IV

Persia tiene los desiertos de todos los países

y algunos más.[57]

LEO MATTHIAS

En una ocasión, Annemarie Schwarzenbach definió el espacio de libertad que reivindicaba para su escritura como el «derecho de marcharse» y «de internarse en el desierto».[58] En Persia encontraba el abandono, la desolación, el silencio y el vacío asociados a esa libertad porque allí esos rasgos correspondían, como en ningún otro lugar, a su realidad interna, solitaria y alienada, y porque allí hallaban resonancia en las palabras. Para alcanzar la escritura concentrada que anhelaba tenía que visitar una y otra vez lugares con tales características, estuviesen en Persia o en Afganistán, en Sils o en una clínica.[59] Era en esa especie de autoostracismo, similar a la «tierra ajena que abraza al mundo» (a lo que no tiene nombre), donde mejor parecía manar la fuente de su escritura.

La errancia de la protagonista escribiente termina, en Muerte en Persia, en el alto y remoto valle de Lahr, en «el fin del mundo». Rodeada de pendientes arenosas «en lento y perpetuo desmoronamiento», la protagonista del pie herido, a quien la vida se le desliza como un puñado de arena entre los dedos, reacciona ante su soledad interior como si careciese de asideros: está fuera de sí por la angustia que siente. Pero es en esta situación —cuando no existen «caminos de huida hacia el exterior»— en la que «el ser humano [puede] resistir la lucha con el ángel: en la más absoluta soledad».[60] «Cuando llega al límite de sus fuerzas» empieza a escribir un «diario impersonal»; «impersonal», porque el vacío exterior del valle coincide con la pérdida del yo de la narradora, avasallada, incluso en el plano de la lengua, por la alienación:[61] ante la «grandeza sobrehumana» del entorno se empequeñece y se transforma en «despersona». Es ahí, en la asunción del más extremado desconcierto y abandono, donde «la ayuda está más cerca».[62] Así se lo señala el ángel[63] que, como el volcán del Demavend situado al final del valle, pertenece a la tierra y al cielo, que es cercano a la vez que lejano, y que tiene los «pies indemnes». La imposibilidad de tocarlo equivale a la imposibilidad de conocer la causa de su autoalienación.

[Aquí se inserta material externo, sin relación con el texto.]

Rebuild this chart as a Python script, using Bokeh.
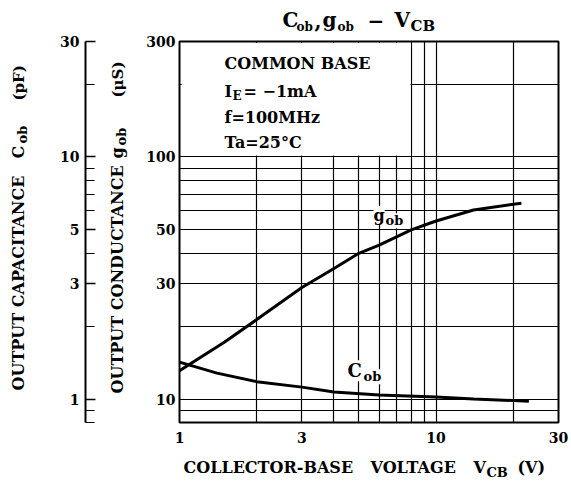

Muerte en Persia, en tanto que manifestación verbal de esa búsqueda sin fondo del propio yo, nos desconcierta por su franqueza y la frustración del intento en la misma medida en que debía de desazonar a la propia autora.[64] Sin embargo, esa omnipresente «extrañeza» también otorga al texto una calidad inconfundible, al transformarlo en imagen especular y símbolo del destierro del hombre moderno, que parece «hallarse siempre y por doquier en “tierra ajena”».[65]

Afortunadamente, al «final de todos los caminos» espera la página en blanco, la escritura, simbolizada tal vez por la «visita» que la autora dice aguardar al final del texto —primero afiebrada, luego con la cabeza vacía y una hoja impoluta al alcance de la mano—[66] para volver al principio y escribir de nuevo, febrilmente.

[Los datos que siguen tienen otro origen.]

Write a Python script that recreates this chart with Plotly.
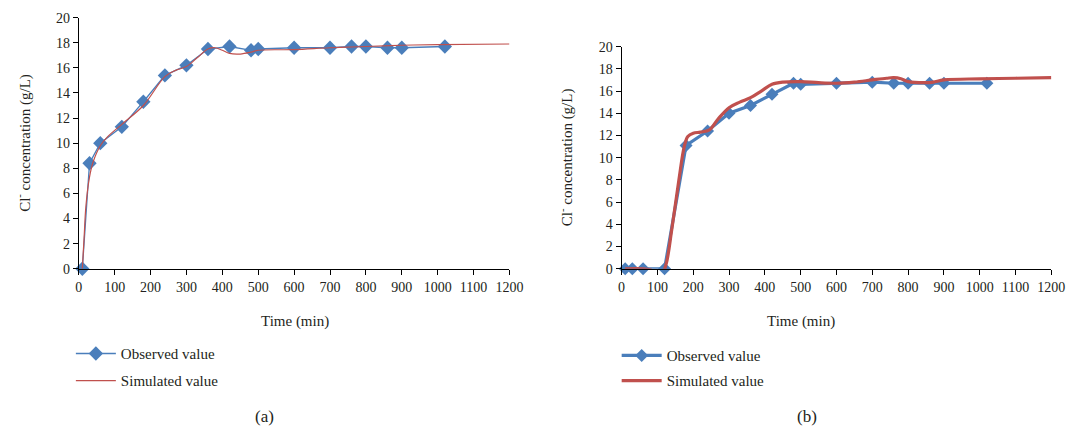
import plotly.graph_objects as go

W, H = 1086, 439

# ---- data (a)
obs_a_t = [10, 30, 60, 120, 180, 240, 300, 360, 420, 480, 500, 600, 700, 760, 800, 860, 900, 1020]
obs_a_c = [0, 8.4, 10.0, 11.3, 13.3, 15.4, 16.2, 17.5, 17.7, 17.4, 17.5, 17.6, 17.6, 17.7, 17.7, 17.6, 17.6, 17.7]
sim_a_t = [10, 15, 20, 30, 40, 60, 80, 120, 180, 240, 270, 300, 330, 360, 380, 400, 420, 450, 480, 500, 600, 700, 800, 900, 1000, 1200]
sim_a_c = [0, 2.5, 5.0, 7.3, 8.5, 9.8, 10.5, 11.5, 13.0, 15.3, 15.8, 16.1, 16.8, 17.5, 17.6, 17.4, 17.15, 17.1, 17.25, 17.4, 17.45, 17.6, 17.7, 17.8, 17.85, 17.9]

# ---- data (b)
obs_b_t = [10, 30, 60, 120, 180, 240, 300, 360, 420, 480, 500, 600, 700, 760, 800, 860, 900, 1020]
obs_b_c = [0, 0, 0, 0, 11.1, 12.4, 14.0, 14.7, 15.7, 16.7, 16.6, 16.7, 16.8, 16.7, 16.7, 16.7, 16.7, 16.7]
sim_b_t = [10, 60, 80, 100, 115, 125, 140, 160, 175, 185, 200, 220, 245, 270, 300, 330, 360, 390, 420, 450, 500, 550, 600, 650, 700, 740, 760, 780, 800, 850, 870, 900, 1000, 1100, 1200]
sim_b_c = [0, 0, -0.1, -0.4, -0.3, 0.5, 3.5, 8.0, 11.0, 11.9, 12.2, 12.3, 12.5, 13.5, 14.5, 15.0, 15.4, 16.0, 16.6, 16.8, 16.85, 16.75, 16.7, 16.8, 17.0, 17.15, 17.2, 17.1, 16.85, 16.75, 16.8, 17.0, 17.1, 17.15, 17.2]

x_ticks = list(range(0, 1201, 100))
y_ticks = list(range(0, 21, 2))

BLUE = "#4A7EBB"
RED = "#C0504D"
FONT = "Liberation Serif"
TXT = "#231F20"

def px(x):
    return x / W

def py(y):
    return 1 - y / H

fig = go.Figure()
fig.add_trace(go.Scatter(x=obs_a_t, y=obs_a_c, mode="lines+markers", name="Observed value",
                         line=dict(color=BLUE, width=1.3),
                         marker=dict(symbol="diamond", size=11, color=BLUE),
                         xaxis="x", yaxis="y", legend="legend", cliponaxis=False))
fig.add_trace(go.Scatter(x=sim_a_t, y=sim_a_c, mode="lines", name="Simulated value",
                         line=dict(color=RED, width=1.2, shape="spline"),
                         xaxis="x", yaxis="y", legend="legend2"))
fig.add_trace(go.Scatter(x=obs_b_t, y=obs_b_c, mode="lines+markers", name="Observed value",
                         line=dict(color=BLUE, width=3.2),
                         marker=dict(symbol="diamond", size=10, color=BLUE),
                         xaxis="x2", yaxis="y2", legend="legend3", cliponaxis=False))
fig.add_trace(go.Scatter(x=sim_b_t, y=sim_b_c, mode="lines", name="Simulated value",
                         line=dict(color=RED, width=3.2, shape="spline"),
                         xaxis="x2", yaxis="y2", legend="legend4", cliponaxis=False))

axis_common = dict(showgrid=False, zeroline=False, showline=True, linecolor="black", linewidth=1,
                   ticks="outside", ticklen=5, tickcolor="black", tickwidth=1,
                   tickfont=dict(family=FONT, size=14, color=TXT))


def leg(x, y):
    return dict(x=px(x), y=py(y), xanchor="left", yanchor="middle", bgcolor="rgba(0,0,0,0)",
                font=dict(family=FONT, size=15, color=TXT), itemwidth=40)


fig.update_layout(
    width=W, height=H, margin=dict(l=0, r=0, t=0, b=0),
    paper_bgcolor="white", plot_bgcolor="white",
    font=dict(family=FONT, size=14, color=TXT),
    xaxis=dict(domain=[px(76), px(514)], range=[0, 1200], tickvals=x_ticks, anchor="y", **axis_common),
    yaxis=dict(domain=[py(271), py(11)], range=[0, 20], tickvals=y_ticks, anchor="x", **axis_common),
    xaxis2=dict(domain=[px(628), px(1065)], range=[0, 1200], tickvals=x_ticks, anchor="y2", **axis_common),
    yaxis2=dict(domain=[py(271), py(41)], range=[0, 20], tickvals=y_ticks, anchor="x2", **axis_common),
    legend=leg(68, 359),
    legend2=leg(68, 387),
    legend3=leg(623, 361),
    legend4=leg(623, 387),
    showlegend=True,
)

ann = [
    dict(text="Time (min)", x=px(296), y=py(326)),
    dict(text="Time (min)", x=px(810), y=py(326)),
    dict(text="(a)", x=px(265), y=py(424), size=17),
    dict(text="(b)", x=px(817), y=py(424), size=17),
    dict(text="Cl<sup>-</sup> concentration (g/L)", x=px(20), y=py(141), angle=-90),
    dict(text="Cl<sup>-</sup> concentration (g/L)", x=px(572), y=py(156), angle=-90),
]
for a in ann:
    fig.add_annotation(text=a["text"], x=a["x"], y=a["y"], xref="paper", yref="paper",
                       showarrow=False, xanchor="center", yanchor="middle",
                       textangle=a.get("angle", 0),
                       font=dict(family=FONT, size=a.get("size", 15), color=TXT))

fig.write_html("out.html")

En la búsqueda de los «paraísos perdidos de nuestra memoria»,[67] la escritura resulta ser un «esfuerzo terrible y probablemente vano», pues de lo que se trata, según la autora, es de «recordar».[68] La indagación en la memoria y la exploración de los recónditos caminos del lenguaje equivalen a una (penosa) excavación que a veces nos descubre, súbitamente, un cuadro fascinante o aterrador de nuestro yo olvidado.

Sin embargo, la escritura, en tanto que errancia, también puede crear un jardín, «un diminuto paraíso»[69] en medio del yermo, del vacío y de la página en blanco. Entonces el lenguaje se revela como uno de aquellos «caminos de futuro» que se proyectan hacia las «montañas de las esperanzas». La felicidad latente de una metáfora perfecta, mágica, deja en suspenso, por un breve momento, la pesadumbre de la vida y de la escritura: «Uno yacía ahí, lleno de fe, agitado por la añoranza que, esbelta como las blancas columnas del exterior, se proyectaba hacia las alturas donde la alegría se unía a la tristeza. Podía soportarse con una sonrisa».[70]

Demasiadas veces, sin embargo, la escritura no es más que «el espejo inmutable de nuestra existencia no redimida», pues el lenguaje mismo es el «mundo una y otra vez alienado»,[71] y puesto que incluso la palabra más afortunada nos obliga una y otra vez a despedirnos de ella.

¿Qué queda? La palabra, nada más que la palabra… Todo, y nada.